Role of CIO increasingly calls for monetizing IT, intellectual assets.
The CIO job has gotten its share of bad press, including the snide joke that the acronym stands for career is over. As businesses of all stripes become more information- and digital-centric, however, CIOs are increasingly being asked to use their IT smarts to generate revenue.
Consider the recent experience of Larry Bonfante, CIO of the United States Tennis Association Inc. (USTA).
The USTA, the world’s largest tennis association and sponsor of the U.S. Open, has accumulated about 25,000 hours of historical video footage from its 129-year-old marquee tournament and other tennis matches. The footage has now been digitized. In fact, snippets of it showed up in the USTA’s “It Must Be Love” commercials for the just-finished 2010 games. A DVD of the U.S. Open’s greatest hits just went on sale, and the organization is working with a third-party company to license the footage so fans can buy it by the slice online.
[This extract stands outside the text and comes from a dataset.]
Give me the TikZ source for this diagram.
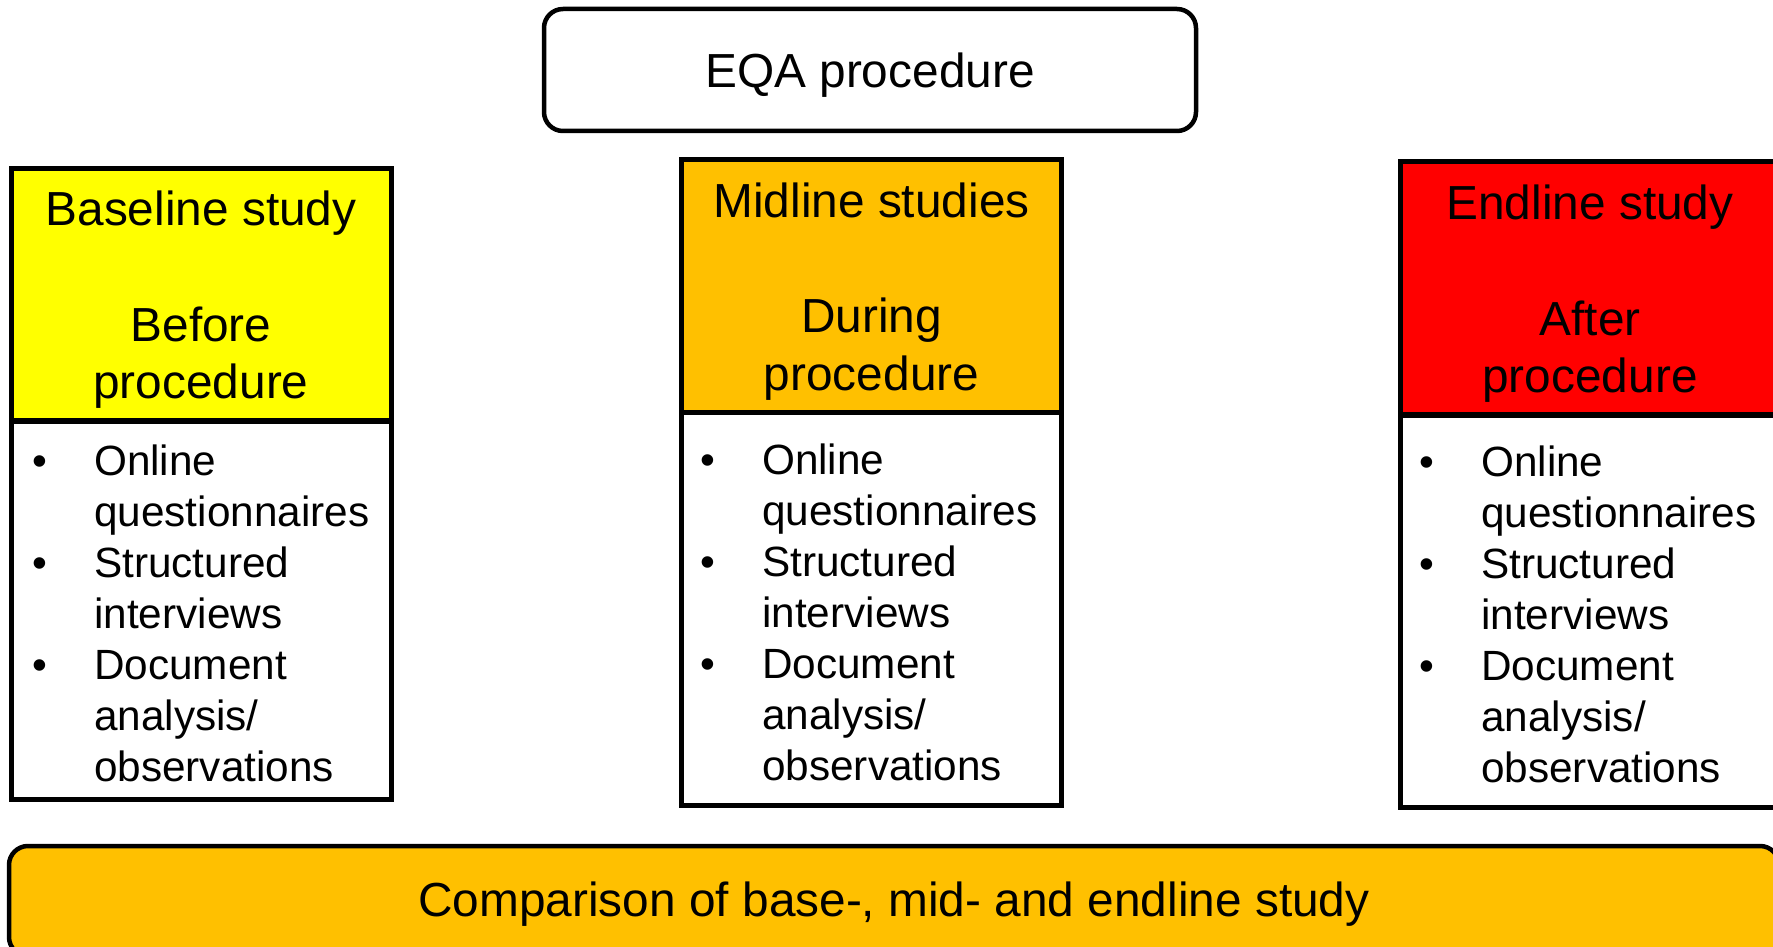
\documentclass[tikz,border=0pt]{standalone}
\usepackage{fontspec}
\setmainfont{Liberation Sans}
\definecolor{hdryellow}{HTML}{FFFF00}
\definecolor{hdrorange}{HTML}{FFC000}
\definecolor{hdrred}{HTML}{FF0000}
\newcommand\blt{\llap{\makebox[0pt]{\textbullet}\hspace{54pt}}}
\newcommand\mylist{%
  \begin{tabular}[t]{@{}l@{}}
  \blt Online\\
  questionnaires\\
  \blt Structured\\
  interviews\\
  \blt Document\\
  analysis/\\
  observations
  \end{tabular}}
\begin{document}
\begin{tikzpicture}[x=1pt,y=-1pt,
  hdrbox/.style={draw, line width=5pt, rectangle, inner sep=0pt, minimum width=380pt,
    minimum height=253pt},
  hdrtext/.style={inner sep=0pt, align=center, font=\fontsize{47.8}{57.7}\selectfont},
  listbox/.style={draw, line width=5pt, rectangle, inner sep=0pt, minimum width=380pt, fill=white},
  listtext/.style={anchor=base west, inner sep=0pt, font=\fontsize{42.3}{51.1}\selectfont},
  roundbox/.style={draw, line width=4.5pt, rounded corners=19pt, inner sep=0pt}]
\useasboundingbox (0,0) rectangle (1773,947);
\clip (0,0) rectangle (1773,947);
\fill[white] (0,0) rectangle (1773,947);

% top box
\node[roundbox, fill=white, minimum width=652pt, minimum height=122pt] (eqa) at (870,70) {};
\node[hdrtext] (eqax) at ([yshift=-5.5pt]eqa.center) {EQA procedure};

% list boxes
\node[listbox, minimum height=378pt] (bl) at (201,610) {};
\node[listbox, minimum height=393pt] (ml) at (871.5,609.4) {};
\node[listbox, minimum height=392pt] (el) at (1590,611) {};

% headers
\node[hdrbox, fill=hdryellow, minimum height=252pt] (bh) at (201,294.5) {};
\node[hdrbox, fill=hdrorange] (mh) at (871.5,286) {};
\node[hdrbox, fill=hdrred] (eh) at (1590,288.4) {};
\node[hdrtext] (bhx) at ([yshift=-5.5pt]bh.center) {Baseline study\\[57.7pt]Before\\procedure};
\node[hdrtext] (mhx) at ([yshift=-5.5pt]mh.center) {Midline studies\\[57.7pt]During\\procedure};
\node[hdrtext] (ehx) at ([yshift=-5.5pt]eh.center) {Endline study\\[57.7pt]After\\procedure};

% list texts
\node[listtext] (bt) at (94,475) {\mylist};
\node[listtext] (mt) at (762,474) {\mylist};
\node[listtext] (et) at (1481,476) {\mylist};

% bottom bar
\node[roundbox, fill=hdrorange, minimum width=1770pt, minimum height=110pt] (cmp) at (894,901) {};
\node[hdrtext] (cmpx) at ([yshift=-3.5pt]cmp.center) {Comparison of base-, mid- and endline study};
\end{tikzpicture}
\end{document}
“We drove that,” Bonfante said. Three years ago, the USTA’sdigital asset management and archival teams were rolled together under his management. “At that point, it was a back-end process and a back-end function. We brought it to the forefront by working with our marketing and broadcast partners to create videos and commercials, and help drive revenue for the organization,” he said.
Role of CIO as rainmaker
Bonfante is not alone in his new role as a revenue generator — according to recruiters at top search firms and analysts who follow the CIO role, the job is transcending its traditional function of automating and enabling other aspects of the business.